There is a term floating around (since forever, actually) the Mexican lexicon, a sadly illusory concept which is symbolic of an oppressive sense of nationalistic parochialism. The word is pocho, a slang term used to derogatorily describe any Mexican who does not speak Spanish fluently or, concurrently, chooses not to swim amidst the cultural motifs of Mexican heritage. By “pocho” standards, I’m assuredly a pocho.

Even though Spanish was my first language, it quickly faded from my verbal tool chest as I began attending grade school. Eventually English became my primary (and only) means of communication. I found myself responding to many Spanish-speaking relatives in English, a source of humor for all. I was embarrassed about my pathetic Spanish skills, and even though I understood the language, I felt my ability to converse was so pitiful that I could only respond safely in the language I knew and felt most comfortable with: English. Whereas this presented a greater communication obstacle 30 years ago, it does less now because many of the younger Mexican border generations are adept at English, so I have no problem communicating directly with younger cousins, aunts, uncles, etc. Still, my lack of Spanish skills places me a few notches below the standard bar of classical Mexicanism.

I’ve known Mexican people, unrelated friends and acquaintances, who have less reason to mince words and they appraise me as they would an impostor, a traitor, an ethnic Benedict Arnold.

Throughout my life I’ve always felt comfortable befriending people of all races. I’ve had Mexican friends, but also White, Asian, Jewish. I didn’t have black friends as a child because I grew up in an area that had none, but as I grew older and moved into the work environment, my racial circle widened to include many black people who I formed relationships with. I consider my life richer for this in terms of ethnic perspective and self-awareness and I believe my intellect has also thrived.

Or is it my intellect which has allowed me to co-exist with all types of cultures?

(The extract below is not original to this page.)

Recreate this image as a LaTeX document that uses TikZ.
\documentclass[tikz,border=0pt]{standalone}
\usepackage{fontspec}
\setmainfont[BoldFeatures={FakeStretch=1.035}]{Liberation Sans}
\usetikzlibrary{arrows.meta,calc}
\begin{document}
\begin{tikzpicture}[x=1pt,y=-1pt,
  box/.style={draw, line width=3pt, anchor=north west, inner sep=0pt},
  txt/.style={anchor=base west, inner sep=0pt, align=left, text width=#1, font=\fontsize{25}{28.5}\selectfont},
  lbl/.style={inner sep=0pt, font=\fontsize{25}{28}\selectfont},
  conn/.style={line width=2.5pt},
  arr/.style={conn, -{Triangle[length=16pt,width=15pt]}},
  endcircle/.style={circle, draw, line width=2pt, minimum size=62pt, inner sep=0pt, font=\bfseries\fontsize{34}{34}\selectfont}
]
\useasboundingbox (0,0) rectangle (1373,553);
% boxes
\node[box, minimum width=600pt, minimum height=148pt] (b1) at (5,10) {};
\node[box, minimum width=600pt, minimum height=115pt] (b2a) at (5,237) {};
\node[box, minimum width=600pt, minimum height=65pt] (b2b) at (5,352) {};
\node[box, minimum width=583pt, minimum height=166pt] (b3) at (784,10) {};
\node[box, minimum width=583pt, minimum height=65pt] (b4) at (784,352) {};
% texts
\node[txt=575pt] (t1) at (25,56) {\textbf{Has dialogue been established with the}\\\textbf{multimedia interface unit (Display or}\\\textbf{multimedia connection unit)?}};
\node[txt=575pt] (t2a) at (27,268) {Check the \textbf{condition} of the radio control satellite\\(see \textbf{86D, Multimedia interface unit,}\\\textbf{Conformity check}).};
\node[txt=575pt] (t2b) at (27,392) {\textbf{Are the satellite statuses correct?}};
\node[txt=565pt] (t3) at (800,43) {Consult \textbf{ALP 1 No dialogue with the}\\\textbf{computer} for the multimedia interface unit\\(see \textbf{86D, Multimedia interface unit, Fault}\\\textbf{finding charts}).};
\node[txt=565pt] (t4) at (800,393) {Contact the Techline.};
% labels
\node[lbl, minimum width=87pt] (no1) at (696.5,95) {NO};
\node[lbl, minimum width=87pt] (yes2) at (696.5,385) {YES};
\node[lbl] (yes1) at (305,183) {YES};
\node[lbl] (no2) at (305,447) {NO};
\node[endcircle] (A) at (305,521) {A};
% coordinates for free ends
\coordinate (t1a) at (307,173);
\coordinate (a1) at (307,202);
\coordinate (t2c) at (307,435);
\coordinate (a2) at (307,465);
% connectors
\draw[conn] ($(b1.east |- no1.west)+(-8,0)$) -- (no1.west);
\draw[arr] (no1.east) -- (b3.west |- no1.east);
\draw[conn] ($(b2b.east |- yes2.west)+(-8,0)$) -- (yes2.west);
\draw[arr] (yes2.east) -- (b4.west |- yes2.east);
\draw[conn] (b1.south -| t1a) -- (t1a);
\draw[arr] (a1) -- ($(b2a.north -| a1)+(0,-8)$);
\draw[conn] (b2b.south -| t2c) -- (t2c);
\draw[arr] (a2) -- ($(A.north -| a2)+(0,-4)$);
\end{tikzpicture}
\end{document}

I wonder if my ability and willingness to immerse myself in unfamiliar cultures and ethnicities is an indicator of a specific open-mindedness or ability which many of my fellow close-minded Mexicans lack? As long as I can remember, owing to my interests and affinities, I’ve frequently found myself in crowds where I was the very rare, if not the only, Mexican. Some might find this intimidating or frightening, but I’ve always derived a sense of pride from such situations.

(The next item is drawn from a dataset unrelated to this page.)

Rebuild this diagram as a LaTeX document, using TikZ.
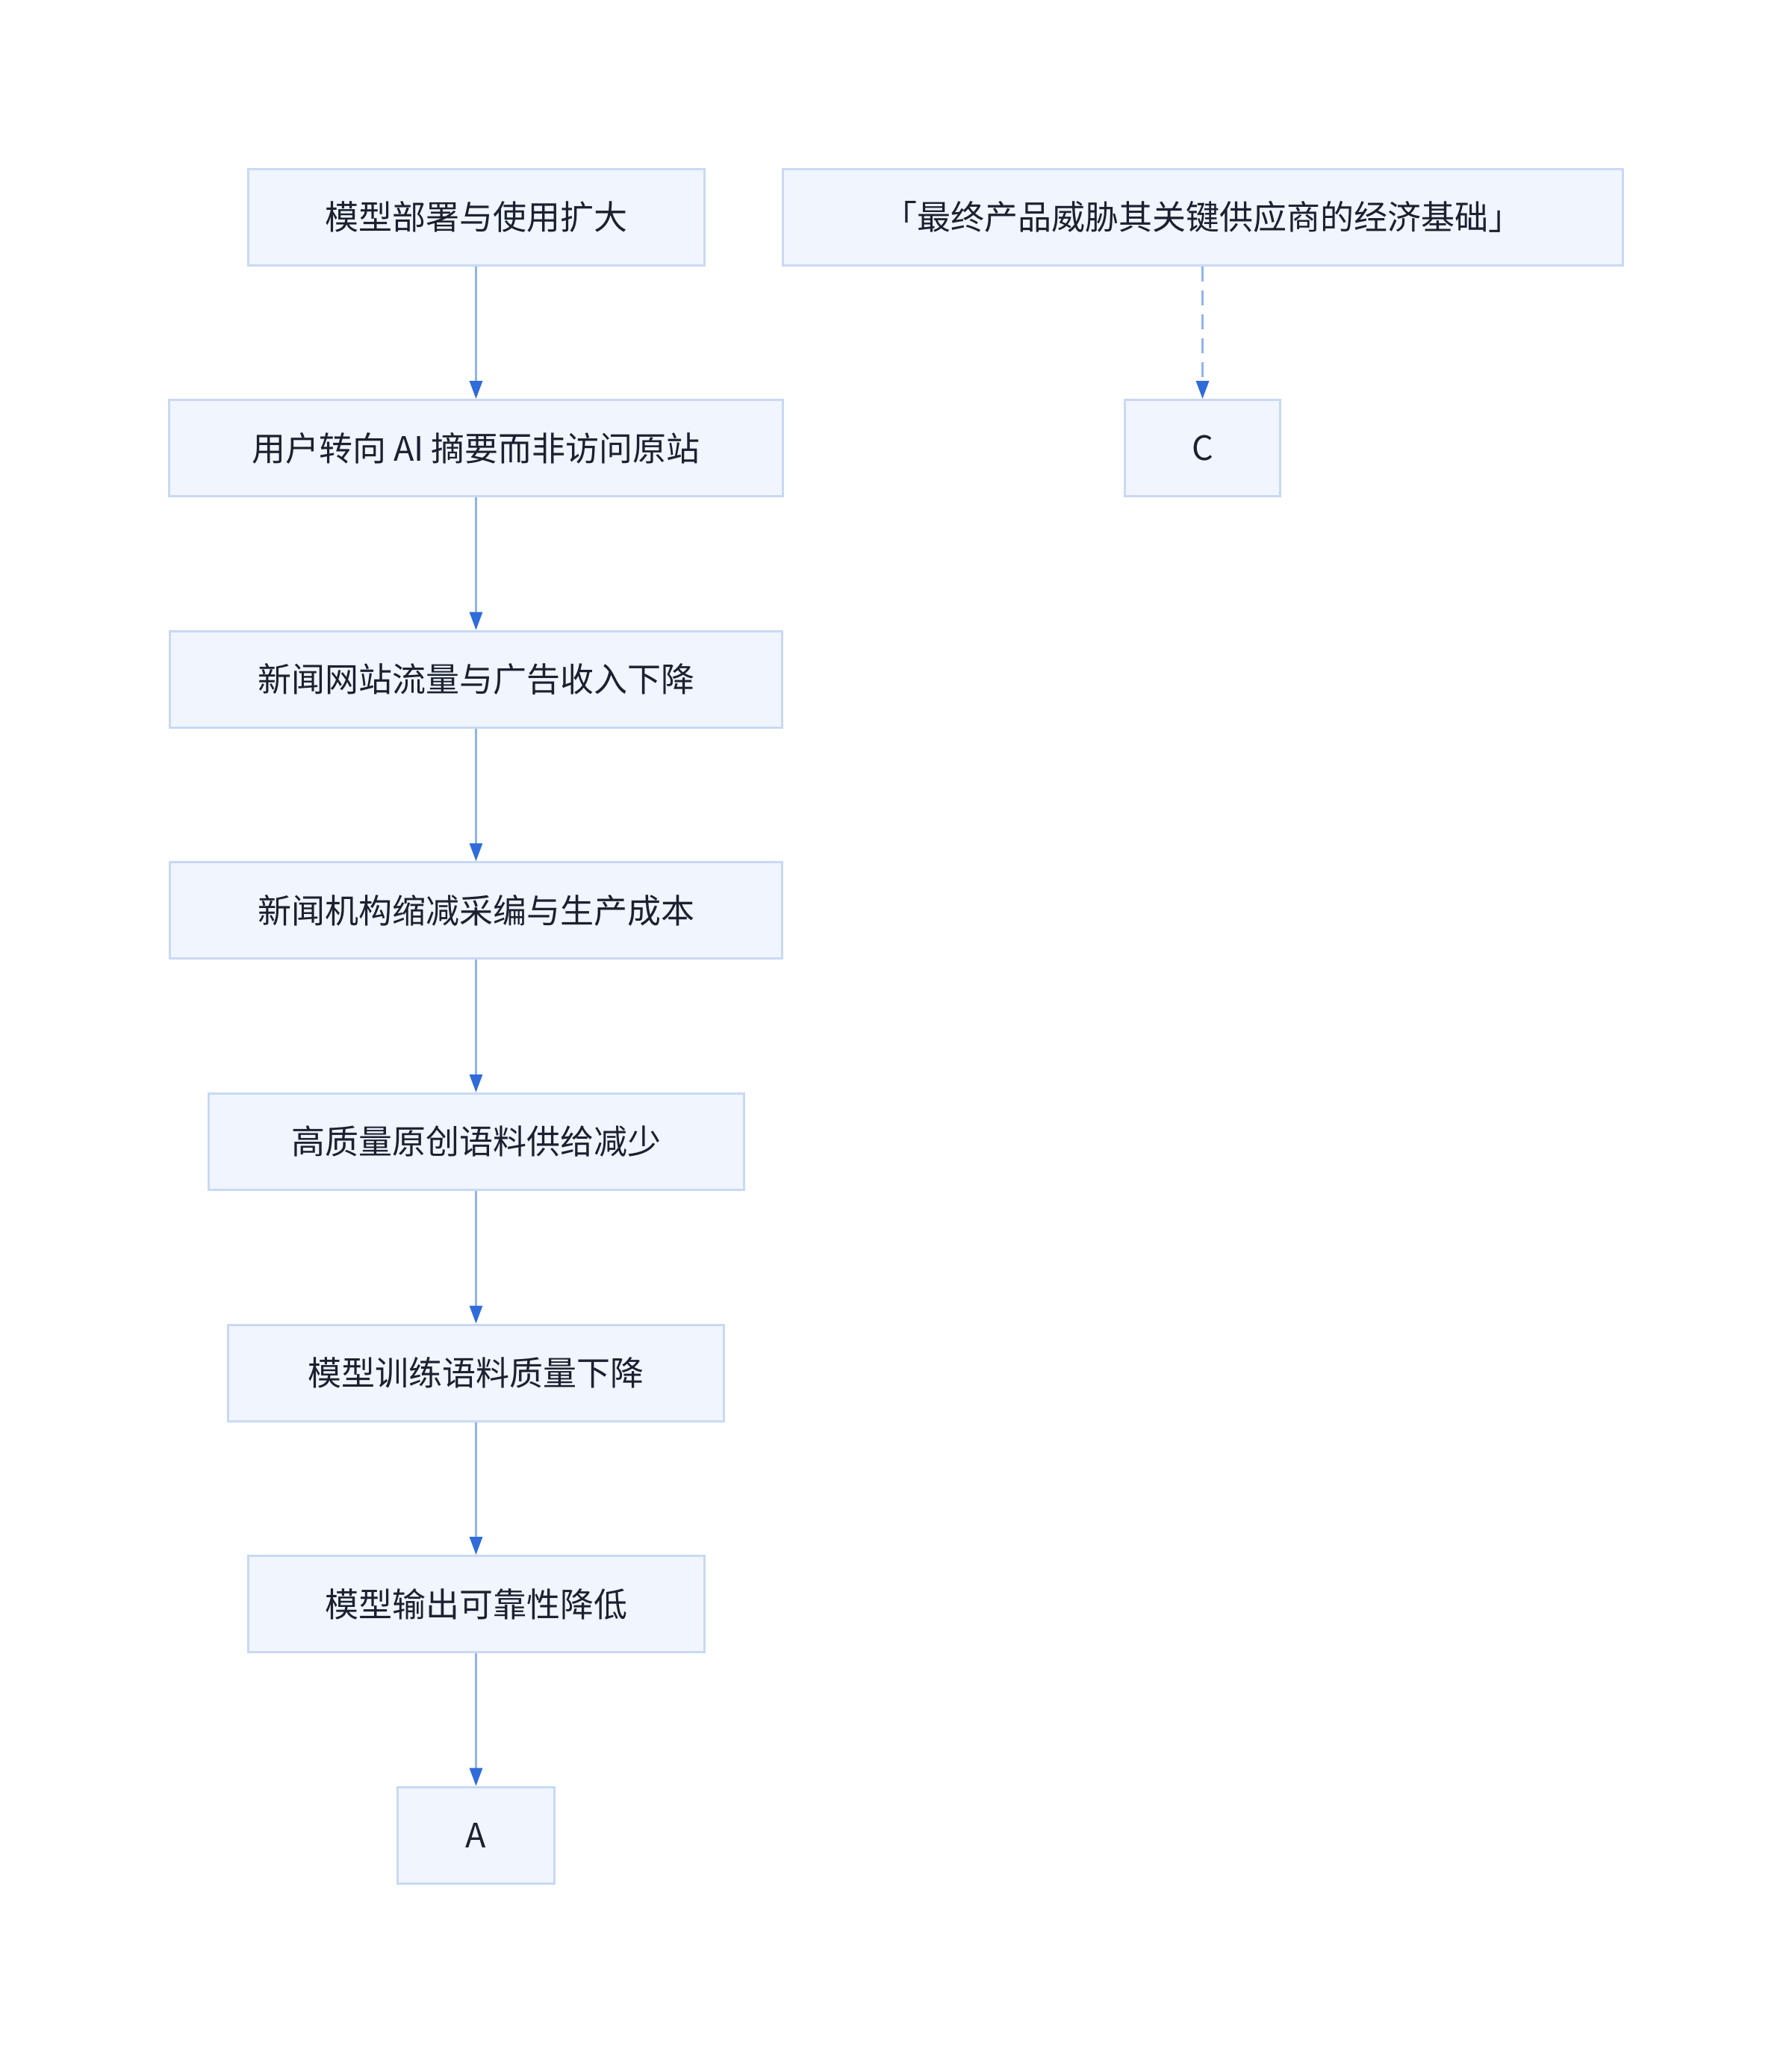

Yes, I realize multiculturalism is not quite the darling concept in much of this blogosector, but this is not an argument for multiculturalism in and of itself as a strength. Rather, I believe the ability to fend off the distractions of a multicultural society while blending in seamlessly and flexibly while maintaining one’s ethnic identity is a sign of strength.

I have a female Mexican acquaintance who is greatly bothered by my tendency to date Asian women (an exaggeration on her narrow-minded part, it’s only been the last 2…). Or rather, my tendency to not date Mexican women. Once again, this is not part of a grand racial plan or scheme I’ve concocted. I date those I’m most comfortable with on an emotional and intellectual plane. I keep promising myself that one day I will ask this acquaintance why she only dates Mexican men. Isn’t that as pertinent a question as her asking me why I date Asian women? Obviously she has a Mexican fetish but it’s quite acceptable, and in fact, desirable, since she is Mexican. I don’t understand this mindset.

I’ve also never understood the concept of language as identity, an idea which is the mainstay of Mexican culture. I know Mexicans who relate well with non-Mexicans on a daily, work-related basis, but whose social and family circles are almost exclusively Mexican. I find this one-dimensional and such an ethnically cloistered existence that can only accentuate racially-bound traits, good and bad, while excluding traits, many which may be favorable, of the broader population cross cultural population.

And the ethnicity suffers for this. It is indicative of a short-sighted ignorance which is content to remain intellectually sheltered.